When people actively or tacitly refuse the terms of vertical integration they are derisively dismissed as either unassimilable or exclusionary. We hear “Why do the black kids sit together in the cafeteria,” instead of “Why do our institutions routinely uphold the privileges of whiteness?” There is little space in popular discourse for an examination of what goes on outside the realm of white America and people of color.
–Excerpted from Everybody Was Kung-Fu Fighting: Afro-Asian Connections And The Myth Of Cultural Purity (2002)
I just sat there. I felt really, really wide open and all in my feelings about what Dr. Prashad said.
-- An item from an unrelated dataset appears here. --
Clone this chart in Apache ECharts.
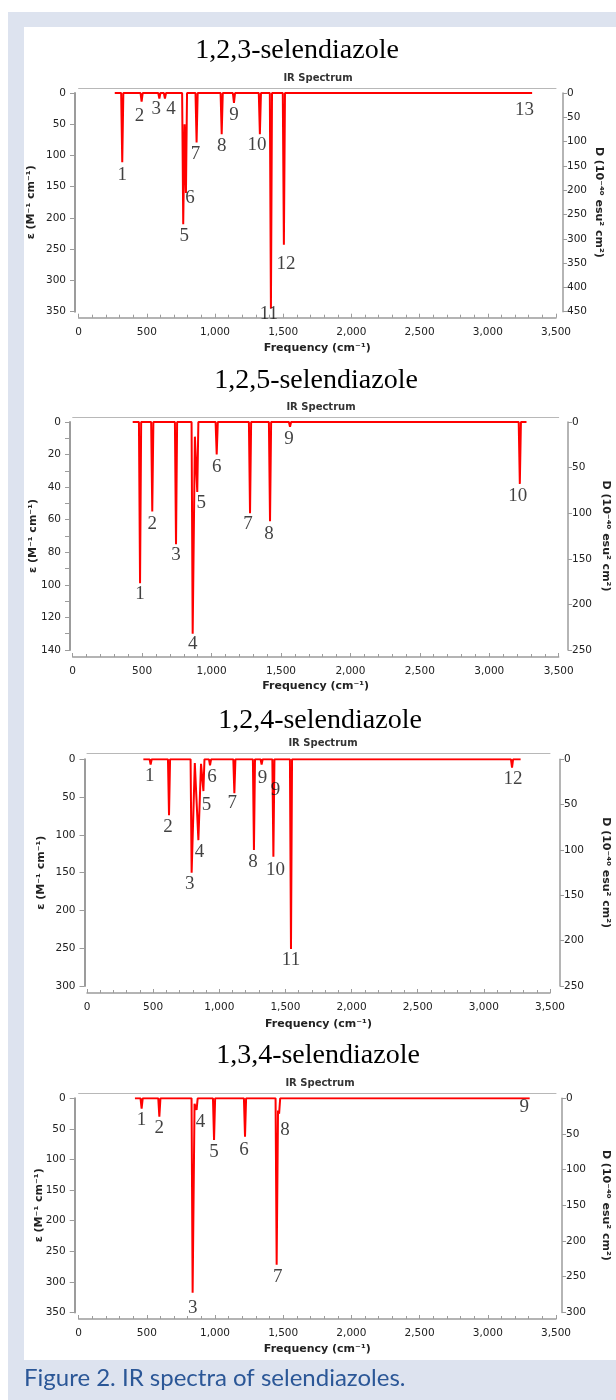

I turned to Carmen. “I think I’m pregnant.”
“Me, too,” Carmen replied.
This scholar/critic, when not making panel attendees swoon, teaches at Trinity College in Connecticut. And he not only wrote Everybody Was Kung-Fu Fighting…, he’s authored about a dozen books, including his just-released Uncle Swami: South Asians In America Today. Three of his works received major kudos: Village Voice named Everybody Was Kung-Fu Fighting… and The Karma Of Brown Folk their Books of the Year (in 2002 and 2001, respectively) and The Darker Nations: A People’s History Of The Third World (2007) won recognition from the Asian American Writers Workshop as the Best Nonfiction Book in 2008 and got the Muzaffar Ahmed Book Award in 2009.
Like his compatriots Dr. Neil deGrasse Tyson, Dr. Blair L.M. Kelley, and Dr. Melissa Harris-Perry, Dr. Prashad moves his ideas across media platforms: he writes about global politics at, among other places, Asia Times, The Nation, Counterpunch, and Frontline and has commented on NPR and Democracy Now. And, yes, he’s on Twitter. (Thanks to Dr. Mark Anthony Neal for hipping me to Dr. Prashad’s presence on there!)
So, how did Dr. Prashad become so down for the people? In a 2006 interview he said:
Born in Calcutta in the middle of the Naxalite movement. I grew up in the affluent world of India’s metropolitan cities. My family forms part of the salariat, with a considerable section at work for the State or for old corporations in decline (in industries like jute, for instance). The generation born in the 1940s and 1950s tended to liberalism, with a few taking the road to communism. While the value placed on formal education was low, many of my family took a great interest in ideas. My father, for instance, had his studies disrupted by World War II and by the Indian freedom struggle, but till he died he read several newspapers in the morning and read as widely as possible from books and encyclopedias. This was our world.
I came to the U. S. in the early 1980s to live with my brother. I brought my inchoate political history to the struggles against Reaganism, which for me personally was formative. The three legs of that struggle: anti-apartheid, the dirty wars of Central America, and finally the Jackson campaign for president.
I am a Marxist who has an affinity with working-class movements around the world…
And we at the R have an affinity for Dr. Prashad. But no babies.